Через час или два солнце сядет и настанут сумерки. Лучшее время дня – по крайней мере, в этом городе. Желтые, золотые, медные нити пронзят, свяжут в единое полотно облака… Легендарные лос-анджелесские закаты. Но так было не всегда. В девяностых годах забытого осьмнадцатого века отец Энрике Ордоньес из католической Миссии Святой Варвары писал, что ночь в этих краях наступает быстро, а солнце скрывается в пучине Великого океана в одно мгновение ока. Говорят, современные закаты столь живописны по той простой причине, что загрязненный воздух разлагает солнечный свет, поглощая синие, фиолетовые и зеленые цвета спектра и оставляя красные, оранжевые, желтые… Что ж, похоже на правду. Скорее всего, так и есть.
Стакан сока стоит нетронутый. Я только пригубил его и сразу отставил. Кондиционер начинает выть и плеваться. Еще самолет… Собачий лай становится громче. Картина с изображением какой-то пустынной местности. Банан. Апельсины. На полке подборка компакт-дисков: «Андертоунз», «Эш», «Терапи», Ю-2, Ван Моррисон, ирландские оркестры. Диагноз? Ностальгия. Самая обыкновенная ностальгия.
Сок… Собака… Засыхающее лимонное деревце на подоконнике. Я пытался его реанимировать: подкармливал, поливал, не поливал, ставил в тень и снова выносил на солнце, но все мои усилия ни к чему не привели. Лимон медленно, но верно гибнет.
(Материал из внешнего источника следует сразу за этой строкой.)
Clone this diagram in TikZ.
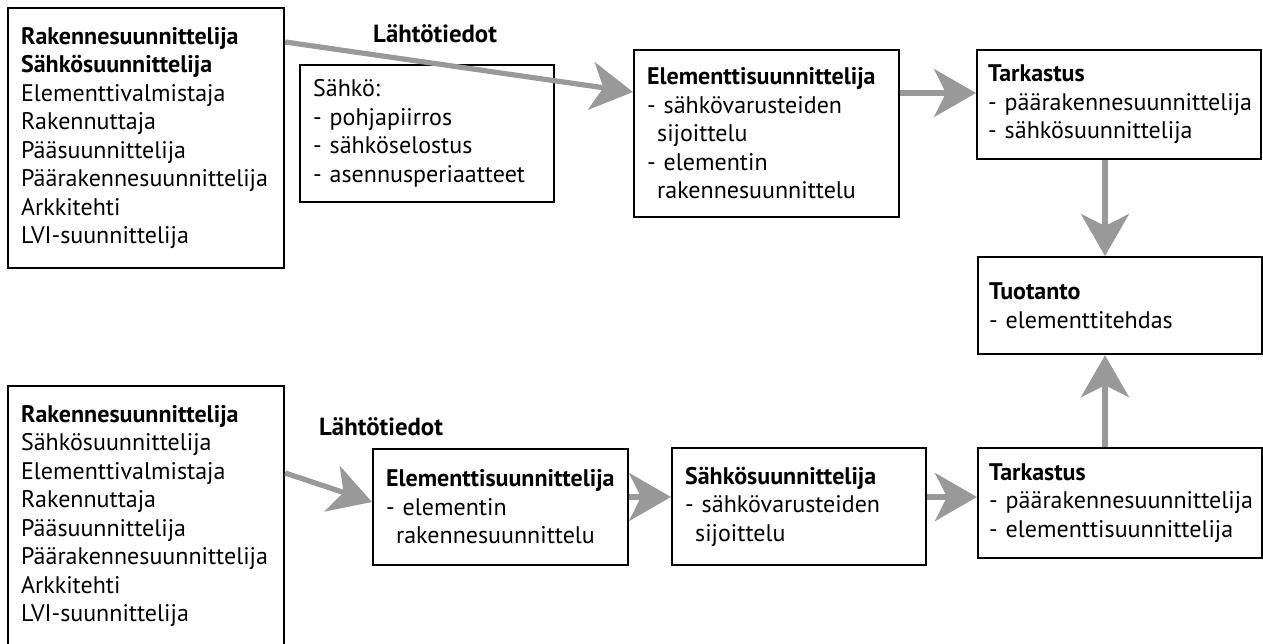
\documentclass[tikz,border=0pt]{standalone}
\usepackage{fontspec}
\setmainfont{PT Sans}
\usepackage{tikz}
\usetikzlibrary{arrows.meta,calc}
\definecolor{nuolenharmaa}{gray}{0.6}
\newcommand{\jatko}{\hspace*{0.42em}}
\hyphenpenalty=10000
\exhyphenpenalty=10000
\hbadness=10000
\hfuzz=20pt

\begin{document}
\begin{tikzpicture}[x=0.5pt, y=-0.5pt,
        laatikko/.style={draw, line width=1.1pt, rectangle, anchor=north west, align=left,
            inner xsep=6.5pt, inner ysep=0pt,
            font=\fontsize{12pt}{14.25pt}\selectfont},
        otsikko/.style={anchor=base, font=\fontsize{12.4pt}{14.25pt}\selectfont\bfseries},
        nuoli/.style={draw=nuolenharmaa, line width=2.6pt,
            -{Stealth[length=21pt, width=24pt, inset=6pt, fill=nuolenharmaa]}}]
    \useasboundingbox (0,0) rectangle (1263,643);
        % ylempi ketju
        \node[laatikko, text width=125pt, minimum height=130pt] (rak1) at (7,7)
            {\textbf{Rakennesuunnittelija}\\ \textbf{Sähkösuunnittelija}\\ Elementtivalmistaja\\ Rakennuttaja\\ Pääsuunnittelija\\ Päärakennesuunnittelija\\ Arkkitehti\\ LVI-suunnittelija};
        \node[otsikko] (lahto1) at (435,42) {Lähtötiedot};
        \node[laatikko, text width=114pt, minimum height=68.5pt] (sahko) at (299,64)
            {Sähkö:\\ -~pohjapiirros\\ -~sähköselostus\\ -~asennusperiaatteet};
        \node[laatikko, text width=119.5pt, minimum height=83.5pt] (elem1) at (633,49)
            {\textbf{Elementtisuunnittelija}\\ -~sähkövarusteiden\\ \jatko sijoittelu\\ -~elementin\\ \jatko rakennesuunnittelu};
        \node[laatikko, inner xsep=5.5pt, text width=131pt, minimum height=54.5pt] (tark1) at (976,49)
            {\textbf{Tarkastus}\\ -~päärakennesuunnittelija\\ -~sähkösuunnittelija};
        \node[laatikko, inner xsep=5.5pt, text width=131pt, minimum height=48.5pt] (tuot) at (977,256)
            {\textbf{Tuotanto}\\ -~elementtitehdas};
        % alempi ketju
        \node[laatikko, text width=125pt, minimum height=130pt] (rak2) at (7,385)
            {\textbf{Rakennesuunnittelija}\\ Sähkösuunnittelija\\ Elementtivalmistaja\\ Rakennuttaja\\ Pääsuunnittelija\\ Päärakennesuunnittelija\\ Arkkitehti\\ LVI-suunnittelija};
        \node[otsikko] (lahto2) at (381,435) {Lähtötiedot};
        \node[laatikko, text width=114.5pt, minimum height=58pt] (elem2) at (372,448)
            {\textbf{Elementtisuunnittelija}\\ -~elementin\\ \jatko rakennesuunnittelu};
        \node[laatikko, text width=114pt, minimum height=58.5pt] (sahkos) at (671,447)
            {\textbf{Sähkösuunnittelija}\\ -~sähkövarusteiden\\ \jatko sijoittelu};
        \node[laatikko, inner xsep=5.5pt, text width=131pt, minimum height=55pt] (tark2) at (977,447)
            {\textbf{Tarkastus}\\ -~päärakennesuunnittelija\\ -~elementtisuunnittelija};

        \draw[nuoli] ($(rak1.north east)+(0,35)$) -- ($(elem1.north west)+(0,43)$);
        \draw[nuoli] ($(elem1.north east)+(0,44)$) -- ($(tark1.north west)+(0,44)$);
        \draw[nuoli] ($(tark1.south west)+(129,0)$) -- ($(tuot.north west)+(128,0)$);
        \draw[nuoli] ($(tark2.north west)+(128,0)$) -- ($(tuot.south west)+(128,0)$);
        \draw[nuoli] ($(rak2.north east)+(0,88)$) -- ($(elem2.north west)+(0,54)$);
        \draw[nuoli] ($(elem2.north east)+(0,49)$) -- ($(sahkos.north west)+(0,50)$);
        \draw[nuoli] ($(sahkos.north east)+(0,50)$) -- ($(tark2.north west)+(0,50)$);
    \end{tikzpicture}
\end{document}
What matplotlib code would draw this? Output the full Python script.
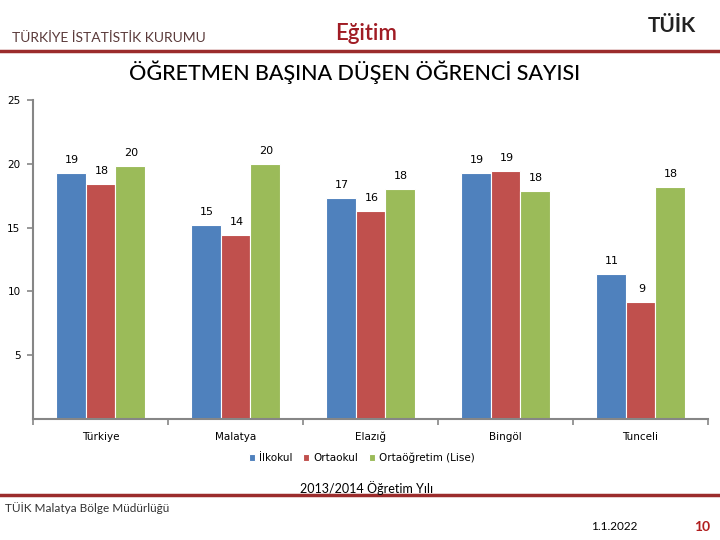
import matplotlib.pyplot as plt
import numpy as np

# veriler
iller = ["Türkiye", "Malatya", "Elazığ", "Bingöl", "Tunceli"]
ilkokul = [19.3, 15.2, 17.3, 19.3, 11.4]
ortaokul = [18.4, 14.4, 16.3, 19.4, 9.2]
ortaogretim = [19.8, 20.0, 18.0, 17.9, 18.2]
seri_adlari = ["İlkokul", "Ortaokul", "Ortaöğretim (Lise)"]
renkler = ["#4F81BD", "#C0504D", "#9BBB59"]
y_ticks = [5, 10, 15, 20, 25]

plt.rcParams['font.family'] = ['Lato', 'DejaVu Sans']

fig = plt.figure(figsize=(7.2, 5.4), dpi=100)
ax = fig.add_axes([33/720, 1-419/540, 675/720, 319/540])

x = np.arange(len(iller))
w = 0.218
for i, (vals, ad, renk) in enumerate(zip([ilkokul, ortaokul, ortaogretim], seri_adlari, renkler)):
    bars = ax.bar(x + (i-1)*w, vals, w, color=renk, edgecolor="white", linewidth=0.8, label=ad)
    for b, v in zip(bars, vals):
        ax.annotate(str(int(round(v))), (b.get_x() + b.get_width()/2, v),
                    xytext=(1, 13), textcoords="offset pixels", ha="center", va="center",
                    fontsize=8, family="DejaVu Sans")

ax.set_xlim(-0.5, len(iller)-0.5)
ax.set_ylim(0, 25)
ax.set_yticks(y_ticks)
ax.set_yticklabels([str(t) for t in y_ticks], fontsize=7.5, family="DejaVu Sans")
ax.set_xticks(x)
ax.set_xticklabels(iller, fontsize=7.5, family="DejaVu Sans")
ax.set_xticks(np.arange(-0.5, len(iller)), minor=True)
ax.tick_params(axis="x", which="major", length=0, pad=9)
ax.tick_params(axis="x", which="minor", length=4, color="#868686", width=1.2)
ax.tick_params(axis="y", length=4, color="#868686", width=1.2, pad=5)
for s in ["top", "right"]:
    ax.spines[s].set_visible(False)
for s in ["left", "bottom"]:
    ax.spines[s].set_color("#868686")
    ax.spines[s].set_linewidth(1.5)

ax.legend(loc="center", bbox_to_anchor=(362/720, 1-458/540), bbox_transform=fig.transFigure,
          ncol=3, frameon=False, handlelength=0.6, handleheight=0.6,
          handletextpad=0.4, columnspacing=1.0, prop={"family": "DejaVu Sans", "size": 7.5})

# baslik ve sayfa ogeleri
fig.text(12/720, 1-38/540, "TÜRKİYE İSTATİSTİK KURUMU", fontsize=10, color="#5A3A3A", va="center")
fig.text(366/720, 1-34/540, "Eğitim", fontsize=16, color="#A01C24", ha="center", va="center", weight="semibold")
fig.text(672/720, 1-26/540, "TÜİK", fontsize=15, color="#222222", ha="center", va="center", weight="bold")
fig.text(355/720, 1-72/540, "ÖĞRETMEN BAŞINA DÜŞEN ÖĞRENCİ SAYISI", fontsize=15.5, color="black",
         ha="center", va="center", weight="medium")
fig.add_artist(plt.Line2D([0, 1], [1-51/540, 1-51/540], color="#9B2C2C", linewidth=2.5))
fig.add_artist(plt.Line2D([0, 1], [1-495/540, 1-495/540], color="#9B2C2C", linewidth=2.5))
fig.text(367/720, 1-488/540, "2013/2014 Öğretim Yılı", fontsize=9, ha="center", va="center")
fig.text(5/720, 1-508/540, "TÜİK Malatya Bölge Müdürlüğü", fontsize=8.5, color="#333333", va="center")
fig.text(614/720, 1-527/540, "1.1.2022", fontsize=8.5, ha="center", va="center")
fig.text(702/720, 1-527/540, "10", fontsize=10, color="#B01E1E", ha="center", va="center", weight="bold")

plt.savefig("out.png", dpi=100)
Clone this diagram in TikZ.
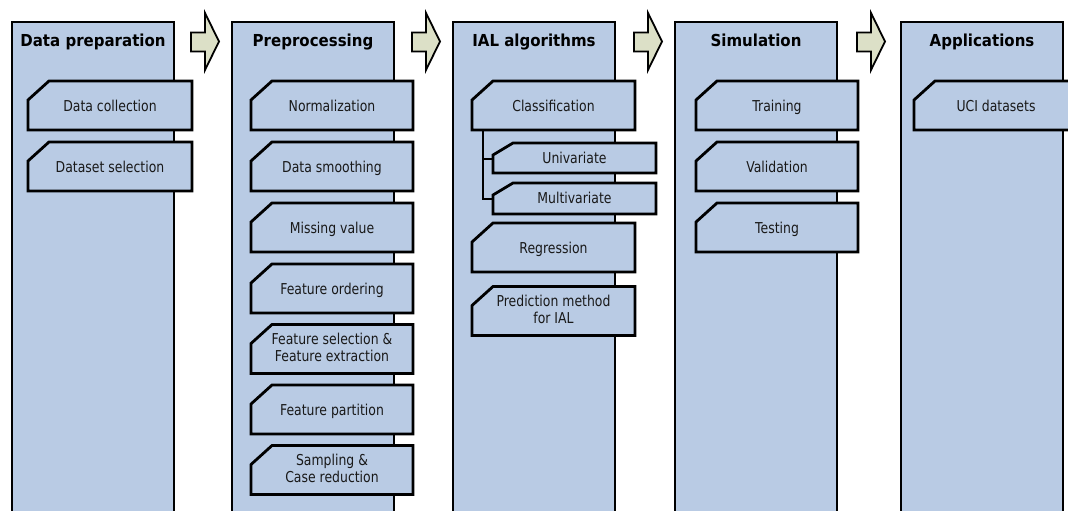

Кап– кап-кап – капает вода.
Он приближается. Замок на калитке он взломал, а не открыл, потому что с каждым разом они действуют все грубее, все напористей. Он – среднего роста, нормального телосложения. На нем серый костюм в тонкую полоску, дешевые, но с претензией туфли со скользкими подметками. Белые спортивные носки. Зеркальные очки и коричневая фетровая шляпа. Лицо рябое, особенно нос. Ему около тридцати, но скверная кожа и беспокойная, суетливая повадка делают его старше. На ногах стоит крепко, но по всему видно, что в свободное время крепко зашибает. Закончив эту работу, он, скорее всего, пойдет в бар и опрокинет пару стаканчиков и только потом отправится с отчетом к тем, кто его послал. Оружие он прячет в кобуре под мышкой. Это длинноствольный пистолет, может быть даже – пистолет-пулемет, но не исключено, что необычная длина оружия объясняется присоединенным глушителем. Кстати, с глушителем может быть и пистолет-пулемет. К лодыжке прикреплен резинкой второй ствол. Это небольшой револьвер. Брюки коротковаты, и кобуру видно. Коротки не только брюки; маловат весь костюм. Будь пришелец латиноамериканцем, я бы сказал, что это костюм его брата, но он – белый. И шагает он по левой стороне дорожки. Британец? Ирландец? Или просто левша? Нет, пистолет у него слева… Значит, ирландец. Я в этом почти уверен.
Города он наверняка не знает. Он одурел от жары и духоты, да еще эта идиотская шляпа… Справиться с ним будет сравнительно легко. Он не очень осторожничает и идет почти не скрываясь, хотя это не его город. Интересно, что ему сказали? Что мне подсунут наркотик и я буду крепко спать? Странно, но Кэролин почти не настаивала на том, чтобы я обязательно выпил свой сок. Может быть, она нервничала? Боялась, что, если она проявит настойчивость, я могу что-то заподозрить? Но доза оказалась слишком большой. Бедная, неумелая девочка! Ничего-то ты не можешь сделать как следует!